The names of the leaders of France's Great Revolution - Mirabeau, Marat, Robespierre - are inscribed in the annals as agents of the seismic change which launched our modern era. Yet they remain shadowy figures. They are a headache for biographers, for they had little time for anything except politics and did not live long enough to write memoirs.
This is particularly true of Georges-Jacques Danton (1759-1794), who committed nothing to paper and specialised in ambiguity. Historians still argue about him. Was he an opportunist, a demagogue, a crook? Or an astute political manager, an idealist, a true patriot? David Lawday strides confidently into the fray and brings back a compelling, highly readable, and very timely account of a paradoxical champion of humanity pitted against ideological fanaticism.
Danton's contemporaries saw a roaring, gutsy man whose power lay less in his ideas than in the impact of his colossal presence. Two boyhood encounters with bulls left him with a scarred lip and a broken nose set in a face pitted by smallpox. He was very ugly, very physical, a large man with appetites to match.

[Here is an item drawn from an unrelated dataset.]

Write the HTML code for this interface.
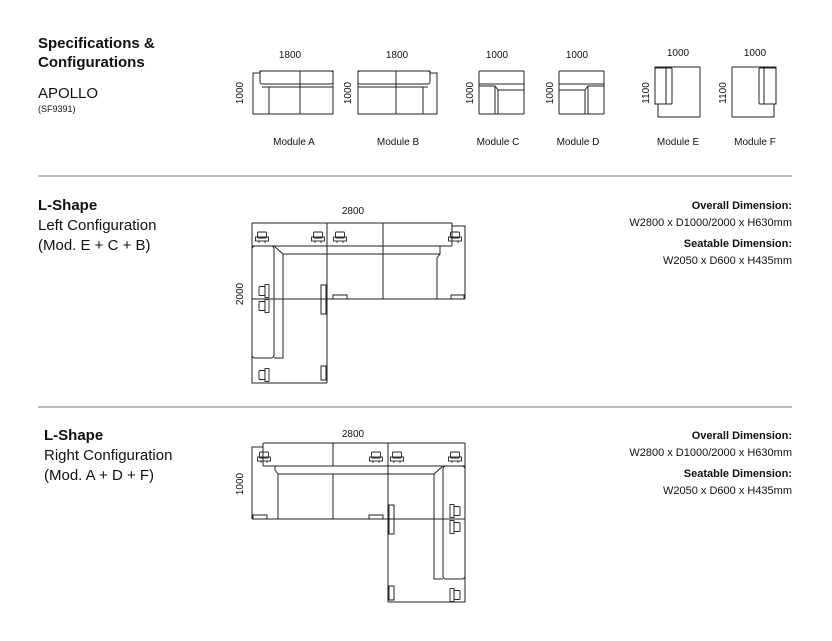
<!DOCTYPE html>
<html><head><meta charset="utf-8"><style>
html,body{margin:0;padding:0;background:#fff;}
svg{display:block;}
text{font-family:"Liberation Sans",Arial,sans-serif;fill:#111;}
</style></head><body>
<svg width="832" height="641" viewBox="0 0 832 641" xmlns="http://www.w3.org/2000/svg">
<defs>
<g id="ch" fill="none" stroke="#222" stroke-width="0.9">
<rect x="-4.5" y="-5" width="9" height="6" rx="1"/>
<rect x="-6.5" y="0" width="13" height="4"/>
<line x1="-3" y1="4" x2="-3" y2="6"/><line x1="3" y1="4" x2="3" y2="6"/>
</g>
<g id="chv" fill="none" stroke="#222" stroke-width="0.9">
<rect x="-5" y="-4.5" width="6" height="9" rx="1"/>
<rect x="1" y="-6.5" width="4" height="13"/>
</g>
</defs>
<text x="38" y="48" font-size="15" font-weight="bold">Specifications &amp;</text>
<text x="38" y="67" font-size="15" font-weight="bold">Configurations</text>
<text x="38" y="98" font-size="15">APOLLO</text>
<text x="38" y="112" font-size="9">(SF9391)</text>
<line x1="38" y1="176" x2="792" y2="176" stroke="#777" stroke-width="1"/>
<line x1="38" y1="407" x2="792" y2="407" stroke="#777" stroke-width="1"/>
<text x="38" y="210" font-size="15" font-weight="bold">L-Shape</text>
<text x="38" y="230" font-size="15">Left Configuration</text>
<text x="38" y="250" font-size="15">(Mod. E + C + B)</text>
<text x="44" y="440" font-size="15" font-weight="bold">L-Shape</text>
<text x="44" y="460" font-size="15">Right Configuration</text>
<text x="44" y="480" font-size="15">(Mod. A + D + F)</text>
<g font-size="11" text-anchor="end">
<text x="792" y="209" font-weight="bold">Overall Dimension:</text>
<text x="792" y="226">W2800 x D1000/2000 x H630mm</text>
<text x="792" y="247" font-weight="bold">Seatable Dimension:</text>
<text x="792" y="264">W2050 x D600 x H435mm</text>
<text x="792" y="439" font-weight="bold">Overall Dimension:</text>
<text x="792" y="456">W2800 x D1000/2000 x H630mm</text>
<text x="792" y="477" font-weight="bold">Seatable Dimension:</text>
<text x="792" y="494">W2050 x D600 x H435mm</text>
</g>
<g font-size="10" text-anchor="middle">
<text x="290" y="58">1800</text><text x="397" y="58">1800</text>
<text x="497" y="58">1000</text><text x="577" y="58">1000</text>
<text x="678" y="56">1000</text><text x="755" y="56">1000</text>
<text x="294" y="145">Module A</text>
<text x="398" y="145">Module B</text>
<text x="498" y="145">Module C</text>
<text x="578" y="145">Module D</text>
<text x="678" y="145">Module E</text>
<text x="755" y="145">Module F</text>
<text transform="translate(243,93) rotate(-90)">1000</text>
<text transform="translate(351,93) rotate(-90)">1000</text>
<text transform="translate(473,93) rotate(-90)">1000</text>
<text transform="translate(553,93) rotate(-90)">1000</text>
<text transform="translate(649,93) rotate(-90)">1100</text>
<text transform="translate(726,93) rotate(-90)">1100</text>
<text x="353" y="214">2800</text>
<text transform="translate(243,294) rotate(-90)">2000</text>
<text x="353" y="437">2800</text>
<text transform="translate(243,484) rotate(-90)">1000</text>
</g>
<g fill="none" stroke="#222" stroke-width="1">
<path d="M253 73 H260 V71 H333 V114 H253 Z"/>
<rect x="260" y="71" width="73" height="13" rx="2"/>
<line x1="300" y1="71" x2="300" y2="114"/>
<line x1="262" y1="87" x2="333" y2="87"/>
<line x1="269" y1="87" x2="269" y2="114"/>
<path d="M358 71 H430 V73 H437 V114 H358 Z"/>
<rect x="358" y="71" width="72" height="13" rx="2"/>
<line x1="396" y1="71" x2="396" y2="114"/>
<line x1="358" y1="87" x2="428" y2="87"/>
<line x1="423" y1="87" x2="423" y2="114"/>
<rect x="479" y="71" width="45" height="43" rx="1"/>
<line x1="479" y1="84" x2="524" y2="84"/>
<path d="M479 86 H495 L498 90 V114 M495 86 V114 M498 90 H524"/>
<rect x="559" y="71" width="45" height="43" rx="1"/>
<line x1="559" y1="84" x2="604" y2="84"/>
<path d="M604 86 H588 L585 90 V114 M588 86 V114 M585 90 H559"/>
<path d="M655 67 H700 V117 H658 V104 H655 Z"/>
<rect x="655" y="68" width="17" height="36" rx="1"/>
<line x1="666" y1="68" x2="666" y2="104"/>
<path d="M732 67 H776 V104 H774 V117 H732 Z"/>
<rect x="759" y="68" width="17" height="36" rx="1"/>
<line x1="764" y1="68" x2="764" y2="104"/>
</g>
<g fill="none" stroke="#222" stroke-width="1">
<rect x="252" y="223" width="200" height="23" rx="1"/>
<line x1="327" y1="223" x2="327" y2="383"/>
<line x1="383" y1="223" x2="383" y2="299"/>
<path d="M452 226 H465 V299"/>
<line x1="252" y1="299" x2="465" y2="299"/>
<path d="M252 246 V383 H327"/>
<rect x="252" y="246" width="22" height="112" rx="3"/>
<path d="M274 246 L283 254 V358 H274"/>
<path d="M283 254 H440 V246 M440 254 L437 258 V299"/>
<rect x="333" y="295" width="14" height="4"/>
<rect x="451" y="295" width="13" height="4"/>
<rect x="321" y="285" width="5" height="29"/>
<rect x="321" y="366" width="5" height="14"/>
</g>
<use href="#ch" x="262" y="237"/><use href="#ch" x="318" y="237"/>
<use href="#ch" x="340" y="237"/><use href="#ch" x="455" y="237"/>
<use href="#chv" x="264" y="291"/><use href="#chv" x="264" y="306"/>
<use href="#chv" x="264" y="375"/>
<g fill="none" stroke="#222" stroke-width="1">
<rect x="263" y="443" width="202" height="23" rx="1"/>
<line x1="333" y1="443" x2="333" y2="466"/>
<line x1="388" y1="443" x2="388" y2="602"/>
<path d="M263 447 H252 V519"/>
<line x1="252" y1="519" x2="465" y2="519"/>
<path d="M465 466 V602 H388"/>
<rect x="443" y="466" width="22" height="113" rx="3"/>
<path d="M443 466 L434 474 V579 H443"/>
<path d="M434 474 H278 L275 470 V466 M278 474 V519 M333 474 V519"/>
<rect x="253" y="515" width="14" height="4"/>
<rect x="369" y="515" width="14" height="4"/>
<rect x="389" y="505" width="5" height="29"/>
<rect x="389" y="586" width="5" height="14"/>
</g>
<use href="#ch" x="264" y="457"/><use href="#ch" x="376" y="457"/>
<use href="#ch" x="397" y="457"/><use href="#ch" x="455" y="457"/>
<g transform="translate(455,511) scale(-1,1)"><use href="#chv"/></g>
<g transform="translate(455,527) scale(-1,1)"><use href="#chv"/></g>
<g transform="translate(455,595) scale(-1,1)"><use href="#chv"/></g>
</svg>
</body></html>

For one so lazy, he was unexpectedly energetic. As a brawling orator, Danton struck Churchillian notes ("De l'audace! Encore de l'audace! Toujours de l'audace!") which could turn a debate, even change the course of events. Yet he had a dangerous, ultimately fatal habit of disappearing at moments of crisis and leaving the field to his enemies.
He was born in Champagne and trained as a lawyer. Like many with his education and background, he was appalled by the injustice and oppression of the ancien régime. He believed the Revolution belonged to the people and not to ambitious, middle-class men who would inevitably turn into new despots.

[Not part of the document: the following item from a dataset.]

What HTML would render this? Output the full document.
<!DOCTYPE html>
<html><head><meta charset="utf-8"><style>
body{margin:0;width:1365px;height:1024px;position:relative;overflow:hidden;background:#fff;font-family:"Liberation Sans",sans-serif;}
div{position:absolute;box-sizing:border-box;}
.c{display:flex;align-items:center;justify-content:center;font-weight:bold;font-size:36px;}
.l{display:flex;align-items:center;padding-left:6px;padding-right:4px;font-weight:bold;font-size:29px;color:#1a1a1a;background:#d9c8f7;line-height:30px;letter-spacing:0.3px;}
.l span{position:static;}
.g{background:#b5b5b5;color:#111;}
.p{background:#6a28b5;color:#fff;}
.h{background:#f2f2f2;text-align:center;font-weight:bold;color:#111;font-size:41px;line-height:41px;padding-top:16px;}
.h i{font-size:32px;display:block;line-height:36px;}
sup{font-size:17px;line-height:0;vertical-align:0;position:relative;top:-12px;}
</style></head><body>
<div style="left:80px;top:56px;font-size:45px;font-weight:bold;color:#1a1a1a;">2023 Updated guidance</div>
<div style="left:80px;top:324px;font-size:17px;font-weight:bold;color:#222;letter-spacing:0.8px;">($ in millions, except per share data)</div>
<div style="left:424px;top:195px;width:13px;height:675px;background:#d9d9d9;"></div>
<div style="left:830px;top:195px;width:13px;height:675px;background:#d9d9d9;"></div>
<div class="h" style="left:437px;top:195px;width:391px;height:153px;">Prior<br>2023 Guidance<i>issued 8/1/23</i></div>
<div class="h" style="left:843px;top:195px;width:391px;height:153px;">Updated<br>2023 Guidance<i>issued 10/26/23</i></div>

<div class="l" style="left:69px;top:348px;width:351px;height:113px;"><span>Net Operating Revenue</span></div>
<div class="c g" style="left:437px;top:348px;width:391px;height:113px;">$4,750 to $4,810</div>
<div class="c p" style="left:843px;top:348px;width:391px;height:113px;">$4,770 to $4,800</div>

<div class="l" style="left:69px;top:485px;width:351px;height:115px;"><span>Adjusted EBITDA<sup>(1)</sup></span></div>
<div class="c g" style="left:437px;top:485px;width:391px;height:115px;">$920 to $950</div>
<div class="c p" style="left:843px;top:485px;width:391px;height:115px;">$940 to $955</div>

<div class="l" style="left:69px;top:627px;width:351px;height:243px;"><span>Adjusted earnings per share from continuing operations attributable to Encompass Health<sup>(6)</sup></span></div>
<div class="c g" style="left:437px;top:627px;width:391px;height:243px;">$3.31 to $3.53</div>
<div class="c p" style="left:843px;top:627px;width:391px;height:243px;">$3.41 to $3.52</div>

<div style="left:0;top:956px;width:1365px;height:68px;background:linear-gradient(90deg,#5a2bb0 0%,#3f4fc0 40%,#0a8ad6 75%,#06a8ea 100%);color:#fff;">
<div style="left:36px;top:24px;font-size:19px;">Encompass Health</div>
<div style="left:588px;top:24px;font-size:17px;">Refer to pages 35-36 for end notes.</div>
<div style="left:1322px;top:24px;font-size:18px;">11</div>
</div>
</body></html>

By September 1789, he was a leading political player. His views were moderate. He defended the rule of law, freedom of speech and private property, and favoured constitutional monarchy. He argued with Tom Paine, too republican for his taste, but changed his mind after the King fled to Varennes in June 1791: by rejecting the people's revolution, Louis killed the monarchy. Danton's finest hours came in 1792 when he directed the bloody "second revolution" towards the abolition of monarchy and oversaw France's victories over the armies of the European alliance.
He attempted to protect the Revolution by reconciling rival points of view. He steered a pragmatic course between the Girondins, whose defence of the provinces against Paris he regarded as a recipe for civil war, and the growing extremism of Robespierre's Jacobins who made Terror an instrument of government. While Robespierre regarded all French men and women as suspect and toiled to save the people from themselves by sending them "to kiss Madame la Guillotine", Danton wanted to save them from tyrants. Out-manoeuvred, arraigned as an "enemy of the Revolution", Danton was sentenced to death at a show trial in April 1794 and guillotined. In July, Robespierre followed him. The clash of the Titans ended in their mutual destruction.
In Lawday's absorbing version, Robespierre is a bloodless roundhead. But his Danton is much more than the freedom-loving cavalier portrayed by Gérard Depardieu in Wajda's Danton (1982). Nor is he as world-weary as Büchner's play Danton's Death made him in 1835. Yet nothing is said to overturn Lamartine's comment that while Robespierre was "an idea", Danton was "a man". Lawday's distaste for the cerebral 'Incorruptible' is as plain as his sympathy for his subject.
Even his most serious charge is a faint damn: Danton was an idealist who lacked the lust for power. It is a short indictment and vanishes under the weight of his commitment to Revolution, the patrie and democratic ideals. When Revolution turned into oppression, inequality and fratricide, Danton remembered what it had once stood for.